I have started over before.  In fact, my blog is over a year old, and I have bounced right back to my starting weight, and then some.  So me declaring that I am starting over might elicit nothing more than a yawn or an incredulous “Again?”, but I am drawing the line in the sand.  It’s time to either start making real changes in my life, or just accept being fat.  I refuse to do the latter.

Seeing the kids this past weekend reminded me that this is about so much more than looking good in a pair of jeans, or a number on the scale.  For better or worse, kids are always watching the adults in their lives, and more sinks into their brains than we realize.

My oldest stepdaughter said she wants to lose weight.  My heart sank.  She is, by no stretch of any imagination, overweight, and she most certainly does not need to lose weight.  I mentally ran down all the female role models closest to her: a snooty grandmother with a stick wedged permanently up her ass, who emphatically believes that appearance is absolutely everything; an overweight, out-of-shape egg donor who moans constantly about her weight while doing nothing about it, and insults other women instead of lifting a finger to improve herself; and…me.

What about me?  I deliberately don’t mention my weight to the kids.  I know they are already fed enough of that body-and-appearance obsession at their other household, and I refuse to add to it.  But they are not blind.  They can see that I am overweight.  They can see my weight ricochet up and down.  So whether I piss and moan about it or not, I am still not being a healthy, strong role model for them, when they desperately need one.

I need to do better.  I will do better.  So I may have started over a million times before, but this time, I am going to keep in mind that there at least four other, very important reasons to do this besides myself, and those are my four stepkids.

Kids and Bad Habits

The kids didn’t look this bad last night, but pretty close!

I am a bit of a football nut (and even worse about hockey), so going straight from my younger stepson’s football game to watching my Steelers play on TV was a little piece of heaven for me last night.  My stepson’s team lost, pretty bad actually, but he got to play and did very well, so I loved it.

My stalker, Psycho, was there, with both of my stepdaughters.  Psycho seemed to be there mostly for the concession stand.  She even missed my stepson playing because she couldn’t resist yet another trip for nachos and soda.

What truly bothered me, though, was watching both of my stepdaughters do the same thing.  They were already munching on hot dogs when we got there.  Both of them trotted to the concession stand several times, for pickles and candy bars and soda and more nachos and bags of candy and then more soda.  Every time I looked at them, they were coming back from the concession stand with a fresh round of junk food.

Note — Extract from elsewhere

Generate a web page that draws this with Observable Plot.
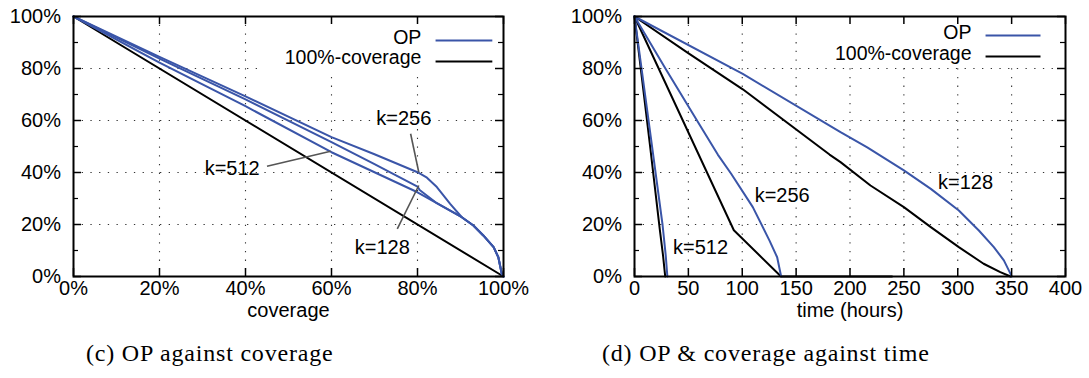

I freely admit to liking soda and sweet things.  But there is no way in hell I’d have kept giving them the money to cram more junk into their bodies.  Seeing them display the exact same binge-like behavior was scary.  They honestly didn’t think anything of their non-stop eating.  Why would they? Their mother was doing it, encouraging it.

None of the kids is overweight, but they are out of shape, if that makes sense.  They get out of breath easily.  I remember being in constant motion as a kid, and I played sports in school.  Sitting in front of a TV or video game was out of the question.  Combine that with the kind of eating I observed last night, and it’s really just a matter of time before one of the kids has a real weight problem.

They are more active with us, since we go to the park or break out the football or soccer ball or go for walks, and sometimes they work out with me.  But they are only with us for so little time.  I’m not convinced we can offset the inactivity and bad eating habits they have already learned.

It reinforced me how direly the kids need a healthy role model in their lives.  I am ashamed I have not been that for them up to this point, but it is a huge motivator for me to kick this weight to the curb and show them what a strong, fit woman is.